▶ **A block of data**
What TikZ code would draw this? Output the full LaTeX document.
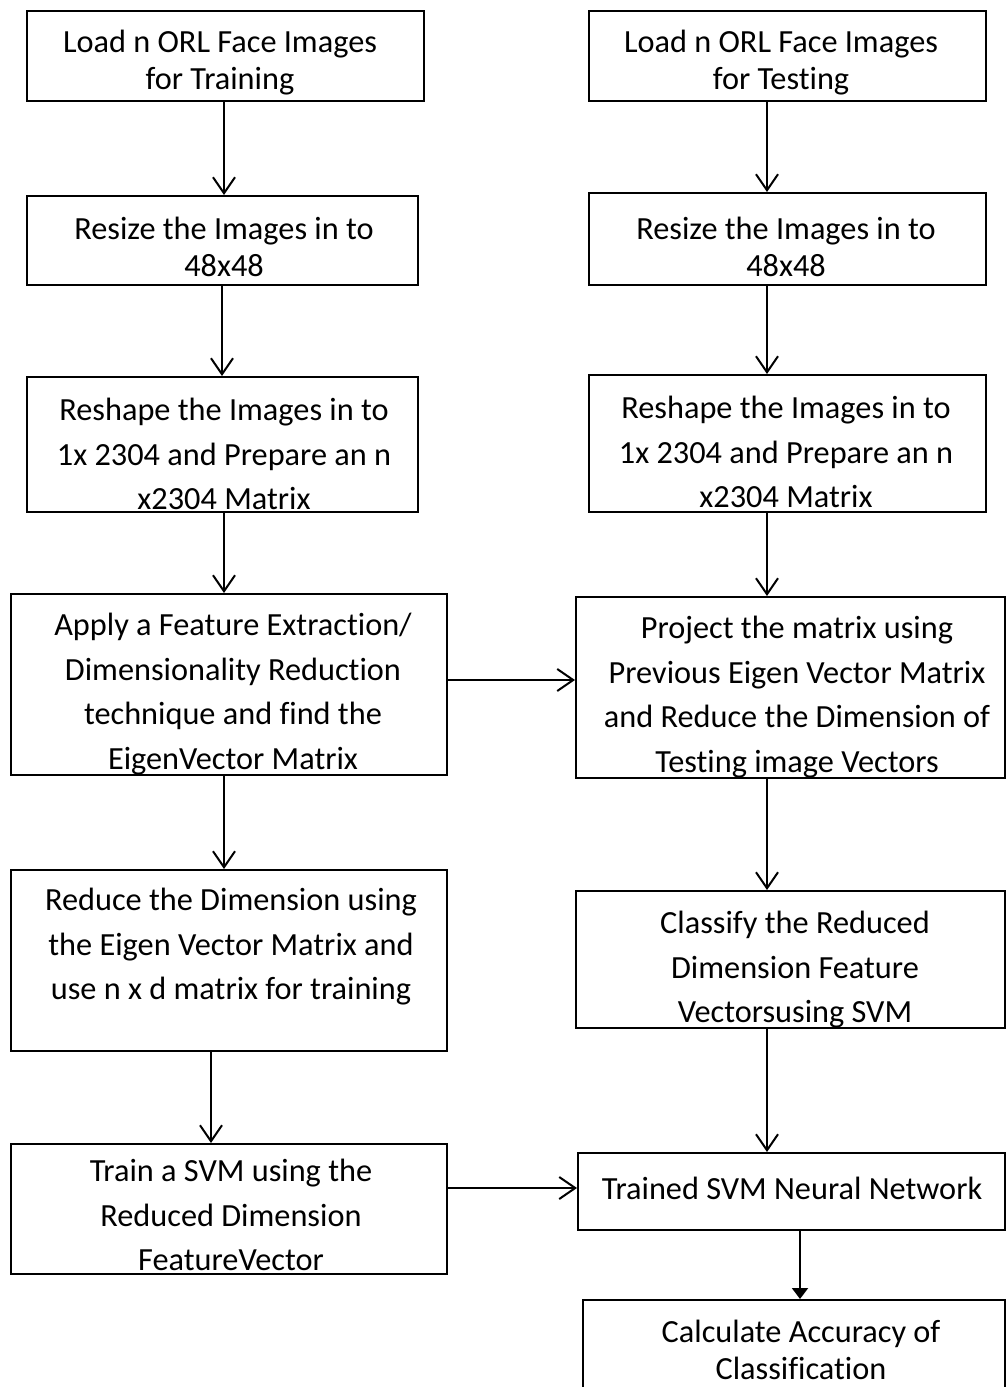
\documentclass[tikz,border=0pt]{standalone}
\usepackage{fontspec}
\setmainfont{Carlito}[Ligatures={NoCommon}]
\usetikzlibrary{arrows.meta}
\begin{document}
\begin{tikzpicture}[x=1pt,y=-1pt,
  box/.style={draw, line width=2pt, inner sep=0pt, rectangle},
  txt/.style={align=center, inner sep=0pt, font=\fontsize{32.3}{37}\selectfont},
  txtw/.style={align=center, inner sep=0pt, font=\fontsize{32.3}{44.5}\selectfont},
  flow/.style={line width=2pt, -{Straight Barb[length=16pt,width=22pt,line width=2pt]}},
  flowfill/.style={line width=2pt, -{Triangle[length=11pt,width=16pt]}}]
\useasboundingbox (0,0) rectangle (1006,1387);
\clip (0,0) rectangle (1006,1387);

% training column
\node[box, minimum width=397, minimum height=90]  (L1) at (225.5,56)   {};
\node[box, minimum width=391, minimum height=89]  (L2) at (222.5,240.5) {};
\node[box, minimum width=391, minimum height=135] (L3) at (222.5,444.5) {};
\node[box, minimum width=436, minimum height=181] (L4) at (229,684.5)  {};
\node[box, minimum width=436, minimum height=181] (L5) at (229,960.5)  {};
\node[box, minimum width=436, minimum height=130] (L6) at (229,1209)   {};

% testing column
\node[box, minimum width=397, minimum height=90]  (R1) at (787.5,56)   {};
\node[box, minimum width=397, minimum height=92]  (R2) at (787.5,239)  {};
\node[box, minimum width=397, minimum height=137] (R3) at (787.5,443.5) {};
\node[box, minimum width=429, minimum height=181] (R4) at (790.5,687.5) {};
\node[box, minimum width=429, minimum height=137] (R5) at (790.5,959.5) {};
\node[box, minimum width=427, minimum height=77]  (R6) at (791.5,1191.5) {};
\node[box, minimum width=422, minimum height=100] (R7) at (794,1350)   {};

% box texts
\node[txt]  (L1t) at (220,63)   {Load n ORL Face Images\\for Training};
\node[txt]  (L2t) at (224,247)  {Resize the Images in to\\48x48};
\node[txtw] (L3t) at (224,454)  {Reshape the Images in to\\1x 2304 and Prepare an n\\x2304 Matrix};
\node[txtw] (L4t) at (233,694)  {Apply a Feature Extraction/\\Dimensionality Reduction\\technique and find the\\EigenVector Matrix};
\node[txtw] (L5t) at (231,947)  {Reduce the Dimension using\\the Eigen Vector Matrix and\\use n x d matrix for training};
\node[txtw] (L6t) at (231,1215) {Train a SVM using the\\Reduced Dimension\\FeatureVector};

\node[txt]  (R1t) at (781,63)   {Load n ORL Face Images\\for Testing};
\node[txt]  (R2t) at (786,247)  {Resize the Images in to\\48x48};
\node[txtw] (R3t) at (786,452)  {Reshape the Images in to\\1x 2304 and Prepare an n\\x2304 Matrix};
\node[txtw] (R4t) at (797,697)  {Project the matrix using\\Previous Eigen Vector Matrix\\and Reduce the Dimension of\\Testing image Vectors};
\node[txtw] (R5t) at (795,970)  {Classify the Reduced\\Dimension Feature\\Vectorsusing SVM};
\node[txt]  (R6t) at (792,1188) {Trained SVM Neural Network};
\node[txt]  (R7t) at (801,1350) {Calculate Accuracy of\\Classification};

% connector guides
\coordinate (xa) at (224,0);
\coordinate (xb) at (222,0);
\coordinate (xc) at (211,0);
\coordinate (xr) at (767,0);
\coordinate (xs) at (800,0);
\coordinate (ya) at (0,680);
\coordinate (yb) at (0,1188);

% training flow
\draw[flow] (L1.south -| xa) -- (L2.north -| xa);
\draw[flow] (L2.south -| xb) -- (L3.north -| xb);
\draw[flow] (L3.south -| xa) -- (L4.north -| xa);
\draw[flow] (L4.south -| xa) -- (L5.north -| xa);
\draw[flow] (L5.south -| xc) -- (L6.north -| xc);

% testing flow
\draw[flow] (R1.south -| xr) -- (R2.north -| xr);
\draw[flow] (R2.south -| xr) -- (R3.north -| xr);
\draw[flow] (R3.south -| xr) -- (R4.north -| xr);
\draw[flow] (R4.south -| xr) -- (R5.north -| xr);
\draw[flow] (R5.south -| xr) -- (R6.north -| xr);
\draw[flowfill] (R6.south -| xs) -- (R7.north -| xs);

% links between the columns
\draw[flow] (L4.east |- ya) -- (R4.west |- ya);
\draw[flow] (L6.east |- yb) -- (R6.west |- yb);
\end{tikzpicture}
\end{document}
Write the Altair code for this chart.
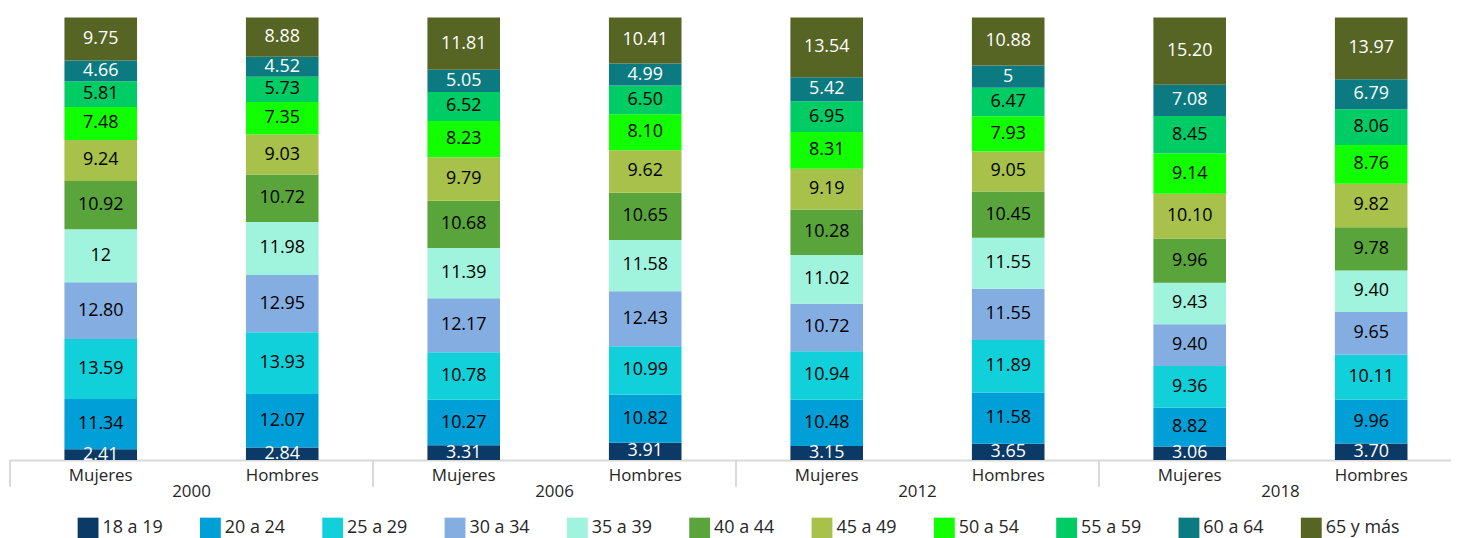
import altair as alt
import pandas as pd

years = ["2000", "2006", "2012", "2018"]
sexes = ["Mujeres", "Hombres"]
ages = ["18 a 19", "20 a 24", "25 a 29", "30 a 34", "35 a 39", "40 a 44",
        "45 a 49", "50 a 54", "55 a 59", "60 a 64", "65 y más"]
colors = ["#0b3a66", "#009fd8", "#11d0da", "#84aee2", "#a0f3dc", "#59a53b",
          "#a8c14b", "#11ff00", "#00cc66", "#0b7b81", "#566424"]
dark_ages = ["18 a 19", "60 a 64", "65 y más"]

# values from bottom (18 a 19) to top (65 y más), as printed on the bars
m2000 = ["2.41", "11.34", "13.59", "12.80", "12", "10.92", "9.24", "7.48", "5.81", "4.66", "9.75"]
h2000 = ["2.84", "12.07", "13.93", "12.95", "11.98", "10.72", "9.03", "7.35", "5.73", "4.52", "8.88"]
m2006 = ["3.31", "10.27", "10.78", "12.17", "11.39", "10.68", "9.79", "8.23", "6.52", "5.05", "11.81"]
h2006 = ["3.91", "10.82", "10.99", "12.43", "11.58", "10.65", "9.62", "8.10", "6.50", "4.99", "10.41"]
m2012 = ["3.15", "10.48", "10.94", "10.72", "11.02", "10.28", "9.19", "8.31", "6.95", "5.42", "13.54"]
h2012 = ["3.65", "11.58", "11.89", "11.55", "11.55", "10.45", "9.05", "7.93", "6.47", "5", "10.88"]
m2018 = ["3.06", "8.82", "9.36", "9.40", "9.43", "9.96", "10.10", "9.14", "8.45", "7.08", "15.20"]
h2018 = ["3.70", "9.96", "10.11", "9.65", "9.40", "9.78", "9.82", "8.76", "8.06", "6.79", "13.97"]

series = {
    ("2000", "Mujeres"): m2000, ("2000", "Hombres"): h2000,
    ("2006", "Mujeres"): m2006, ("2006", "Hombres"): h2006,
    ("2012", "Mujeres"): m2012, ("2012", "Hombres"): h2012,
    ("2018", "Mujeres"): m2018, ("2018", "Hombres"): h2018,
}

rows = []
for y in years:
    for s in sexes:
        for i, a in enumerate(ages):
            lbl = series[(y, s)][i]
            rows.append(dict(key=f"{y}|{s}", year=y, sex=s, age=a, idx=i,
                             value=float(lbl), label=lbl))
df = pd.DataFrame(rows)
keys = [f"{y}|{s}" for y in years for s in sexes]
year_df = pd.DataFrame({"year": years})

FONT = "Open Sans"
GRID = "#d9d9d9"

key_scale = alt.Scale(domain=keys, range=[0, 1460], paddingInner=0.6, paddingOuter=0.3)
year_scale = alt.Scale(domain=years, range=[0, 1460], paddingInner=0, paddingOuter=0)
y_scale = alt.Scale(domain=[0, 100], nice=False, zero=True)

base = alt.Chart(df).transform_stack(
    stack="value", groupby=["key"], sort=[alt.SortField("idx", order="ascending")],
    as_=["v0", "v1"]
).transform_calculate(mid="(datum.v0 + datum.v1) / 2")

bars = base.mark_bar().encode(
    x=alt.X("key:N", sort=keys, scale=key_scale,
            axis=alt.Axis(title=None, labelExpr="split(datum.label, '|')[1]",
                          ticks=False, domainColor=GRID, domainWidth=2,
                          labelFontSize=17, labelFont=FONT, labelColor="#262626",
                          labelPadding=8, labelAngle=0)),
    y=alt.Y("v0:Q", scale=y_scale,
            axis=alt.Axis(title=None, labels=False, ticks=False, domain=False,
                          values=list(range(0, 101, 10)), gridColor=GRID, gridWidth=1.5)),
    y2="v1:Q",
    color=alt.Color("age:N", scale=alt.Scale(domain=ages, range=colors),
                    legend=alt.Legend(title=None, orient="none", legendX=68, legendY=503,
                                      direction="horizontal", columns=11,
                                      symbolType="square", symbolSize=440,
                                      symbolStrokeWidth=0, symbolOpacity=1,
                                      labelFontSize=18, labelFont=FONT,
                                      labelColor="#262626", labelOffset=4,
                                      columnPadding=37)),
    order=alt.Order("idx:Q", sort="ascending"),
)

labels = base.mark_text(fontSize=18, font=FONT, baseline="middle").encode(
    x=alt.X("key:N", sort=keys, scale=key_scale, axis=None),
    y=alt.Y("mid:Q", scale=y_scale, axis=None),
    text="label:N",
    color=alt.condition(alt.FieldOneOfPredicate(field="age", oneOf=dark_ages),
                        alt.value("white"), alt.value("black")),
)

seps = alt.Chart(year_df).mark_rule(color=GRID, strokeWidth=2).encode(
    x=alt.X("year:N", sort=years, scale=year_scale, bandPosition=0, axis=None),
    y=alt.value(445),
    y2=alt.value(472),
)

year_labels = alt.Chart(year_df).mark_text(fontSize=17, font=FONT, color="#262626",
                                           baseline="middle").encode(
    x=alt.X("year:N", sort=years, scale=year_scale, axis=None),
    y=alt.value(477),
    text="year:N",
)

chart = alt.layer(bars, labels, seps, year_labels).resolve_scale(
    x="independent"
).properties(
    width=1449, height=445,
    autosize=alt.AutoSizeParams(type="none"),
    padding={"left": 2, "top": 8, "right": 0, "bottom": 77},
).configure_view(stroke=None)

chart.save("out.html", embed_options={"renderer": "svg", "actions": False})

▶ **Given exercise**
Do not copy any pictures. Retype exactly the stretch from the line with "Write the Altair code for this chart." through the line with "import pandas as pd".

▶ **Result**
Write the Altair code for this chart.
import altair as alt
import pandas as pd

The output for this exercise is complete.